Gather a notebook and pen if you want to take notes, a teapot or mug you like, a tea strainer, and any other implements you desire for brewing a nice pot of tea. If you want a good rundown on how to make a good herbal infusion, read This Article before you begin. If you’re already familiar with the basics of making good infusions, you’re ready to begin.

Good Herbs for Tea

If you’ve got an herb you’ve been studying, that’s probably your best choice for a good tea partner. If not, here are my five favorites for getting started:

Runner ups: The Mint Family, including Lavender, Rosemary, Lemon Balm, and Spearmint.

Make Tea

Now that you’ve got all the ingredients and equipment you’ll need, it’s time to make some tea! Remember, the key here is to set a clear intention and to hold that intention as you work with the plant.

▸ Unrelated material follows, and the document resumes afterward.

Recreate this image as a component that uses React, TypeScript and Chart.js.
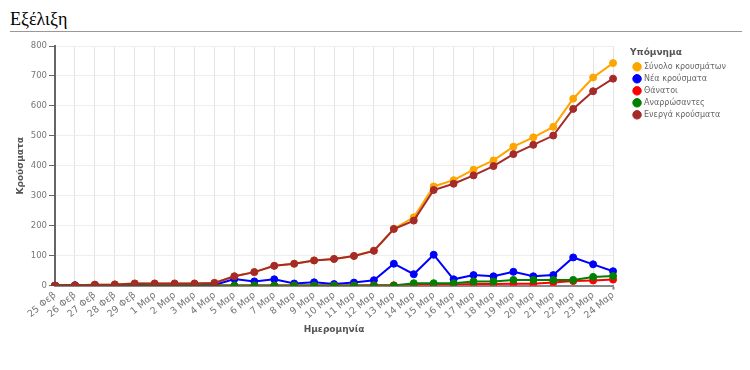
import React, { useEffect, useRef } from "react";
import { Chart, registerables } from "chart.js";
Chart.register(...registerables);

const categories = [
  "25 Φεβ", "26 Φεβ", "27 Φεβ", "28 Φεβ", "29 Φεβ",
  "1 Μαρ", "2 Μαρ", "3 Μαρ", "4 Μαρ", "5 Μαρ", "6 Μαρ", "7 Μαρ", "8 Μαρ",
  "9 Μαρ", "10 Μαρ", "11 Μαρ", "12 Μαρ", "13 Μαρ", "14 Μαρ", "15 Μαρ", "16 Μαρ",
  "17 Μαρ", "18 Μαρ", "19 Μαρ", "20 Μαρ", "21 Μαρ", "22 Μαρ", "23 Μαρ", "24 Μαρ",
];
const totalCases = [0, 1, 3, 4, 7, 7, 7, 7, 9, 31, 45, 66, 73, 84, 89, 99, 117, 190, 228, 331, 352, 387, 418, 464, 495, 530, 624, 695, 743];
const newCases = [0, 1, 2, 1, 3, 0, 0, 0, 2, 22, 14, 21, 7, 11, 5, 10, 18, 73, 38, 103, 21, 35, 31, 46, 31, 35, 94, 71, 48];
const deaths = [0, 0, 0, 0, 0, 0, 0, 0, 0, 0, 0, 0, 0, 0, 0, 0, 1, 1, 3, 4, 4, 5, 5, 6, 6, 10, 15, 17, 20];
const recovered = [0, 0, 0, 0, 0, 0, 0, 0, 0, 0, 0, 0, 0, 0, 0, 0, 0, 0, 8, 8, 8, 14, 14, 19, 19, 19, 19, 29, 32];
const activeCases = [0, 1, 3, 4, 7, 7, 7, 7, 9, 31, 45, 66, 73, 84, 89, 99, 116, 189, 217, 319, 340, 368, 399, 439, 470, 501, 590, 649, 691];

const seriesNames = ["Σύνολο κρουσμάτων", "Νέα κρούσματα", "Θάνατοι", "Αναρρώσαντες", "Ενεργά κρούσματα"];
const seriesColors = ["orange", "blue", "red", "green", "brown"];
const yTicks = [0, 100, 200, 300, 400, 500, 600, 700, 800];

const LEGEND_GAP = 17;
const legendGapPlugin = {
  id: "legendGap",
  beforeInit(chart: any) {
    const lg = chart.legend;
    if (!lg) return;
    const orig = lg.fit;
    lg.fit = function () {
      orig.call(this);
      this.width += LEGEND_GAP;
    };
  },
  afterLayout(chart: any) {
    const lg = chart.legend;
    if (lg) {
      lg.left += LEGEND_GAP;
    }
  },
};

export default function App() {
  const ref = useRef<HTMLCanvasElement | null>(null);
  useEffect(() => {
    if (!ref.current) return;
    const values = [totalCases, newCases, deaths, recovered, activeCases];
    const lastIndex = categories.length - 1;
    const chart = new Chart(ref.current, {
      type: "line",
      plugins: [legendGapPlugin],
      data: {
        labels: categories,
        datasets: values.map((v, i) => ({
          label: seriesNames[i],
          data: v,
          borderColor: seriesColors[i],
          backgroundColor: seriesColors[i],
          pointBackgroundColor: seriesColors[i],
          pointBorderColor: seriesColors[i],
          pointRadius: 3.5,
          pointBorderWidth: 1,
          borderWidth: 2,
          tension: 0,
          fill: false,
          order: 5 - i,
        })),
      },
      options: {
        animation: false,
        responsive: false,
        layout: { padding: { left: 0, right: 14, top: 11, bottom: 26 } },
        plugins: {
          tooltip: { enabled: false },
          legend: {
            position: "right",
            align: "start",
            title: {
              display: true,
              text: "Υπόμνημα",
              position: "start",
              color: "#555",
              font: { family: "DejaVu Sans", size: 9, weight: "bold" },
              padding: { top: 2, bottom: 0 },
            },
            labels: {
              usePointStyle: true,
              pointStyle: "circle",
              boxWidth: 6,
              boxHeight: 6,
              padding: 4,
              color: "#666",
              font: { family: "DejaVu Sans", size: 8 },
              sort: (a: any, b: any) => a.datasetIndex - b.datasetIndex,
            },
          },
        },
        scales: {
          x: {
            ticks: {
              color: "#777",
              font: { family: "DejaVu Sans", size: 9.5 },
              minRotation: 40,
              maxRotation: 40,
              autoSkip: false,
              padding: 0,
            },
            grid: {
              color: "#e3e3e3",
              tickColor: (ctx: any) => (ctx.index === lastIndex ? "#888" : "rgba(0,0,0,0)"),
              tickLength: 4,
              tickWidth: 2,
            },
            border: { color: "#888", width: 2 },
            title: {
              display: true,
              text: "Ημερομηνία",
              color: "#555",
              font: { family: "DejaVu Sans", size: 9, weight: "bold" },
              padding: { top: 3 },
            },
          },
          y: {
            min: 0,
            max: 800,
            afterBuildTicks: (axis: any) => {
              axis.ticks = yTicks.map((v) => ({ value: v }));
            },
            ticks: {
              color: "#777",
              font: { family: "DejaVu Sans", size: 8.5 },
              padding: 2,
            },
            grid: { color: "#eeeeee", tickColor: "#666", tickLength: 6 },
            border: { color: "#666", width: 2 },
            title: {
              display: true,
              text: "Κρούσματα",
              color: "#555",
              font: { family: "DejaVu Sans", size: 9, weight: "bold" },
              padding: { top: 7, bottom: 3 },
            },
          },
        },
      },
    });
    return () => chart.destroy();
  }, []);
  return (
    <div>
      <div
        style={{
          fontFamily: "Liberation Serif, serif",
          fontSize: 18,
          lineHeight: "22px",
          height: 23,
          marginLeft: 2,
          marginRight: -8,
          borderBottom: "1px solid #999",
          color: "#000",
        }}
      >
        Εξέλιξη
      </div>
      <canvas ref={ref} width={742} height={330} style={{ display: "block", marginTop: 3 }} />
    </div>
  );
}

  1. Assemble your ingredients and tools.
  2. Clear your mind and set your intention. You can do this however it works for you. I suggest taking a deep breath and clearing my mind of everything except the task at hand. I frame my intention around better understanding the plant I’m working with or around deepening my relationship with the plant through experience and I ask myself and especially my mind to let that happen.
  3. Set the kettle to boil.
  4. Prepare the tea pot or mug by adding the herb. It doesn’t matter if you make the infusion medicinally-strong or quite weak, although I generally advise a medium-strength infusion. Folks who are quite sensitive may want to work with a weaker infusion so as not to be overwhelmed by the experience while folks who are less sensitive may want to work with a very strong infusion so as not to miss or overlook any affects.
  5. When the kettle has come to a boil, pour the water over your herb, cover it, and let it steep for about 10 minutes. Longer is fine, but don’t cut it much shorter. Often, I take the time to hold the remaining bag of dried herb, examining the dried plant material, smelling it and noticing all I can about it.
  6. Once you’re ready, pour your cup of tea. As you pour, notice the color, smell, and general feeling you get from the tea.
  7. Sit back or relax with the cup in your hands. At this point, I often find my mind wanting to get involved by rattling off a bunch of facts I may have read or heard about this particular plant. I let it go a moment, then I ask her to step aside so we can all get our turn. Imagining my mind as a separate individual helps me to quiet all those thoughts so I can be fully present with my tea. With my mind quiet, I imagine myself saying hello to The Plant. I invite The Plant to join me and inviting myself to be more open than usual to the medicine of the plant.
  8. Before you take your first sip, give yourself a moment to breathe in the scent of the tea. Notice how where in your body you feel it. Does your stomach relax? Or maybe you notice the tension ease out of your shoulders? Or are you noticing warmth in your toes or maybe a fluttering in your chest? Does it make you feel giddy? Sad? Powerful?
  9. When you’re ready, take a sip of the tea. It helps to close your eyes so you can fully focus on the flavor as you do so. Notice how the tea tastes. Is it sharp? Astringent? Tingly? Sweet? How does the flavor change as you swish it in your mouth? How about once you’ve swallowed?
  10. Continue to slowly sip the tea and taking time to notice how it affects as many aspects of your being as you can. How and where does it affect your body? Do you notice any energetic shifts or emotions arising? How does it move your mind or thoughts?
  11. Give yourself a good five minutes or more with the tea before you begin to take notes. The act of writing accesses different pathways in the brain and nervous system than the act of experiencing and noticing. Writing can take you out of the present quickly, and it’s in the present moment where you’ll find the most rewarding experience with The Plant.